Otherwise, I’ve been gathering books and book ideas, and pulling projects into the kids’ studies for next school year.   It’s shaping into another fun learning time (at least, I think so.)    I’m also in thought/ prayer about joining a homeschool group again—not for the sake of the group, but for the sake of our youngest daughter, who needs to get out, and to do something different than what she currently does.    Of course, this could happen in a myriad of ways, and that’s the part that I’m prayerful about;  a homeschool group is not a homeschool group is not a homeschool group, and I am definitely not decided that we need some of the more negative aspects of a group in the effort to have more play days and field trips.   Somewhere in the midst of all this busy-ness I will have to carve out some thinking/ praying/ meditating time.   So much needs to be more carefully thought through than I have time to do right now, but I plow along.

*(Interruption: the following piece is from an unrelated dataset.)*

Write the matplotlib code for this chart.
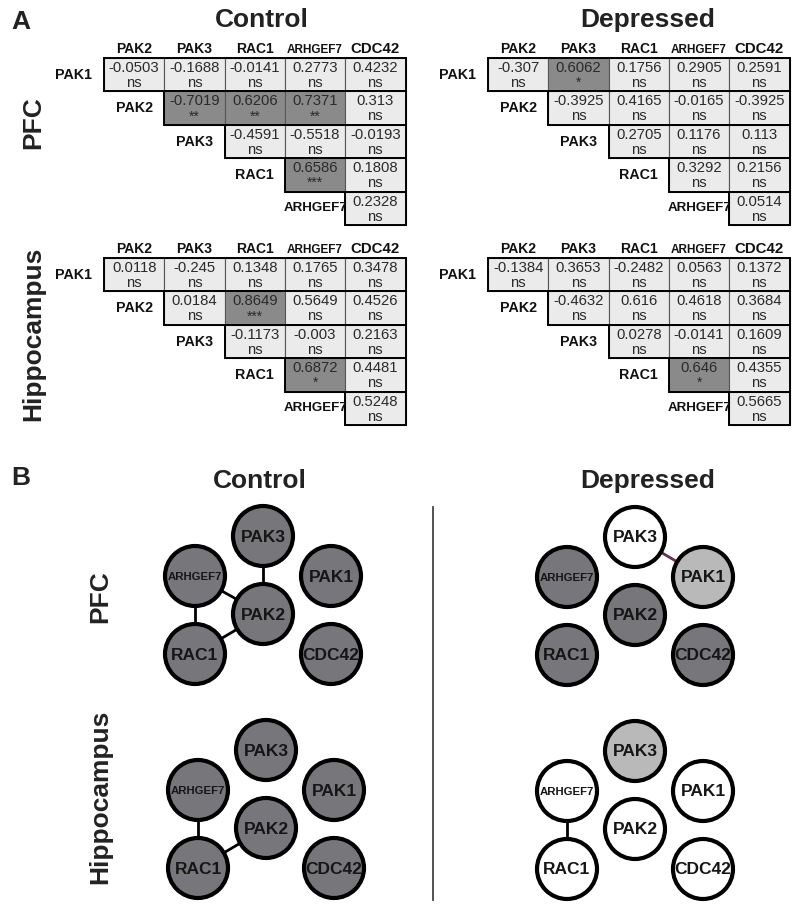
import matplotlib
matplotlib.use("Agg")
import matplotlib.pyplot as plt
from matplotlib.patches import Rectangle, Circle

plt.rcParams['font.family'] = ['Liberation Sans', 'DejaVu Sans']

# ---------------------------------------------------------------- data
genes = ["PAK1", "PAK2", "PAK3", "RAC1", "ARHGEF7", "CDC42"]

# upper triangle of correlation matrix, row by row (row gene vs later genes)
ctrl_pfc_r = [[-0.0503, -0.1688, -0.0141, 0.2773, 0.4232],
              [-0.7019, 0.6206, 0.7371, 0.313],
              [-0.4591, -0.5518, -0.0193],
              [0.6586, 0.1808],
              [0.2328]]
ctrl_pfc_sig = [["ns", "ns", "ns", "ns", "ns"],
                ["**", "**", "**", "ns"],
                ["ns", "ns", "ns"],
                ["***", "ns"],
                ["ns"]]

dep_pfc_r = [[-0.307, 0.6062, 0.1756, 0.2905, 0.2591],
             [-0.3925, 0.4165, -0.0165, -0.3925],
             [0.2705, 0.1176, 0.113],
             [0.3292, 0.2156],
             [0.0514]]
dep_pfc_sig = [["ns", "*", "ns", "ns", "ns"],
               ["ns", "ns", "ns", "ns"],
               ["ns", "ns", "ns"],
               ["ns", "ns"],
               ["ns"]]

ctrl_hip_r = [[0.0118, -0.245, 0.1348, 0.1765, 0.3478],
              [0.0184, 0.8649, 0.5649, 0.4526],
              [-0.1173, -0.003, 0.2163],
              [0.6872, 0.4481],
              [0.5248]]
ctrl_hip_sig = [["ns", "ns", "ns", "ns", "ns"],
                ["ns", "***", "ns", "ns"],
                ["ns", "ns", "ns"],
                ["*", "ns"],
                ["ns"]]

dep_hip_r = [[-0.1384, 0.3653, -0.2482, 0.0563, 0.1372],
             [-0.4632, 0.616, 0.4618, 0.3684],
             [0.0278, -0.0141, 0.1609],
             [0.646, 0.4355],
             [0.5665]]
dep_hip_sig = [["ns", "ns", "ns", "ns", "ns"],
               ["ns", "ns", "ns", "ns"],
               ["ns", "ns", "ns"],
               ["*", "ns"],
               ["ns"]]

# node shading in the networks (per gene, same order as genes)
ctrl_pfc_fill = ["dark", "dark", "dark", "dark", "dark", "dark"]
dep_pfc_fill = ["light", "dark", "white", "dark", "dark", "dark"]
ctrl_hip_fill = ["dark", "dark", "dark", "dark", "dark", "dark"]
dep_hip_fill = ["white", "white", "light", "white", "white", "white"]

# ---------------------------------------------------------------- style
CW, CH = 60.3, 33.4
CELL_LIGHT = "#ebebeb"
CELL_DARK = "#8a8a8a"
TXT = "#2a2a2a"
FILLS = {"dark": "#77777b", "light": "#b9b9b9", "white": "#ffffff"}
NODE_R = 30
NODE_OFF = {"PAK1": (68, -38), "PAK2": (0, 0), "PAK3": (0, -78),
            "RAC1": (-68, 40), "ARHGEF7": (-68, -38), "CDC42": (68, 40)}


def hdr_size(g):
    if g == "ARHGEF7":
        return 8.5
    if g == "CDC42":
        return 10.8
    return 10


def draw_table(ax, left, top, vals, sigs):
    cols = genes[1:]
    for j, g in enumerate(cols):
        ax.text(left + (j + 0.5) * CW, top - 2, g, ha="center", va="bottom",
                fontsize=hdr_size(g), fontweight="bold", color="#111")
    for i in range(5):
        y0 = top + i * CH
        rg = genes[i]
        ax.text(left + (i - 0.5) * CW, y0 + CH / 2, rg, ha="center", va="center",
                fontsize=9.6 if rg == "ARHGEF7" else 10.3, fontweight="bold", color="#111")
        for k, (v, s) in enumerate(zip(vals[i], sigs[i])):
            x0 = left + (i + k) * CW
            fc = CELL_LIGHT if s == "ns" else CELL_DARK
            ax.add_patch(Rectangle((x0, y0), CW, CH, facecolor=fc,
                                   edgecolor="#555", lw=0.8))
            ax.text(x0 + CW / 2, y0 + 10, str(v), ha="center", va="center",
                    fontsize=10.7, color=TXT)
            if s == "ns":
                ax.text(x0 + CW / 2, y0 + 25, s, ha="center", va="center",
                        fontsize=10.7, color=TXT)
            else:
                ax.text(x0 + CW / 2, y0 + 25, s, ha="center", va="center",
                        fontsize=10, color=TXT)
        ax.add_patch(Rectangle((left + i * CW, y0), (5 - i) * CW, CH,
                               facecolor="none", edgecolor="black", lw=1.4))


def draw_network(ax, cx, cy, sigs, fills, edge_color="black"):
    pos = {g: (cx + NODE_OFF[g][0], cy + NODE_OFF[g][1]) for g in genes}
    for i in range(5):
        for k, s in enumerate(sigs[i]):
            if s != "ns":
                a, b = genes[i], genes[i + 1 + k]
                ax.plot([pos[a][0], pos[b][0]], [pos[a][1], pos[b][1]],
                        color=edge_color, lw=2, zorder=1)
    for g, f in zip(genes, fills):
        x, y = pos[g]
        ax.add_patch(Circle((x, y), NODE_R, facecolor=FILLS[f],
                            edgecolor="black", lw=3, zorder=2))
        ax.text(x, y + 1, g, ha="center", va="center", zorder=3,
                fontsize=8.2 if g == "ARHGEF7" else 12.5,
                fontweight="bold", color="#161616")


def main():
    fig = plt.figure(figsize=(8, 9.11), dpi=100)
    ax = fig.add_axes([0, 0, 1, 1])
    ax.set_xlim(0, 800)
    ax.set_ylim(911, 0)
    ax.axis("off")

    big = dict(fontsize=19, fontweight="bold", color="#222")

    # panel A
    ax.text(11, 22, "A", ha="left", va="center", **big)
    ax.text(262, 20, "Control", ha="center", va="center", **big)
    ax.text(648, 20, "Depressed", ha="center", va="center", **big)
    ax.text(33, 123, "PFC", ha="center", va="center", rotation=90, **big)
    ax.text(33, 334, "Hippocampus", ha="center", va="center", rotation=90, **big)

    draw_table(ax, 104, 58, ctrl_pfc_r, ctrl_pfc_sig)
    draw_table(ax, 488, 58, dep_pfc_r, dep_pfc_sig)
    draw_table(ax, 104, 258, ctrl_hip_r, ctrl_hip_sig)
    draw_table(ax, 488, 258, dep_hip_r, dep_hip_sig)

    # panel B
    ax.text(11, 478, "B", ha="left", va="center", **big)
    ax.text(260, 481, "Control", ha="center", va="center", **big)
    ax.text(648, 481, "Depressed", ha="center", va="center", **big)
    ax.text(100, 597, "PFC", ha="center", va="center", rotation=90, **big)
    ax.text(100, 797, "Hippocampus", ha="center", va="center", rotation=90, **big)
    ax.plot([433, 433], [507, 900], color="#444", lw=1.3)

    draw_network(ax, 263, 614, ctrl_pfc_sig, ctrl_pfc_fill)
    draw_network(ax, 635, 615, dep_pfc_sig, dep_pfc_fill, edge_color="#6a3050")
    draw_network(ax, 266, 828, ctrl_hip_sig, ctrl_hip_fill)
    draw_network(ax, 635, 829, dep_hip_sig, dep_hip_fill)

    fig.savefig("out.png", dpi=100)


if __name__ == "__main__":
    main()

I suppose frustration would be an easy space to crawl into right now, but I make the conscious effort to be thankful.    So, in the midst of all of this, I’m thankful that…

1)      We had resources to do all the items listed above

2)      Where resources looked limited, God provided abundantly (I’m still speaking that)

3)      Dad has been able to travel with us, and has worked from home on several days this summer

4)      We spent a safe and fun Father’s Day on the road, and returned safely on yesterday (also speaking that trip #2 will be the same or better)

5)      Today I will sleep as much as I want to (Hallelujah!)

6)      I saw the one corner of Texas that I’d not seen before

7)      I was asked to take on some additional work that won’t require too much time

8)      Our okra is growing like crazy

9)      With dance season over (for the most part), we can attend mid-week service

10)   Next dance season, class times were adjusted such that we can continue to attend mid-week services

11)   Whatever happens over this summer, busy or not, we serve a great God.

That’s a very small, non-exhaustive list.   Hope you feel the same way when you jot yours down.

Dance Recital 2010

Plan A was to compile a Photobucket slide show that would show off the many photos that I wanted to share.   I then found out that the HSB upgrade doesn’t support Photobucket slide shows, and there’s a new program/ plug-in that I’d need to master in order to post my slide show.    Later for that–literally.    So, here goes, and I’ll try to not post too many photos (though I make no promises).

 

 

 

 

 

 

How much better could life get for this guy?   He had the lead part in this year’s production of Pinnochio, and he turned twelve on the day of the recital.   All day, he heard that familiar chorus, and other well wishes, as he danced mightily in number after number.    I don’t even think he remembered the cake awaiting until much later when we arrived home.

 

 

 

 

So, what does a young man do after twirling ladies around, being serenaded and then lauded by hundreds of young fans (smile)?   He comes home to celebrate with Spiderman.   After all, he is only 12 years old.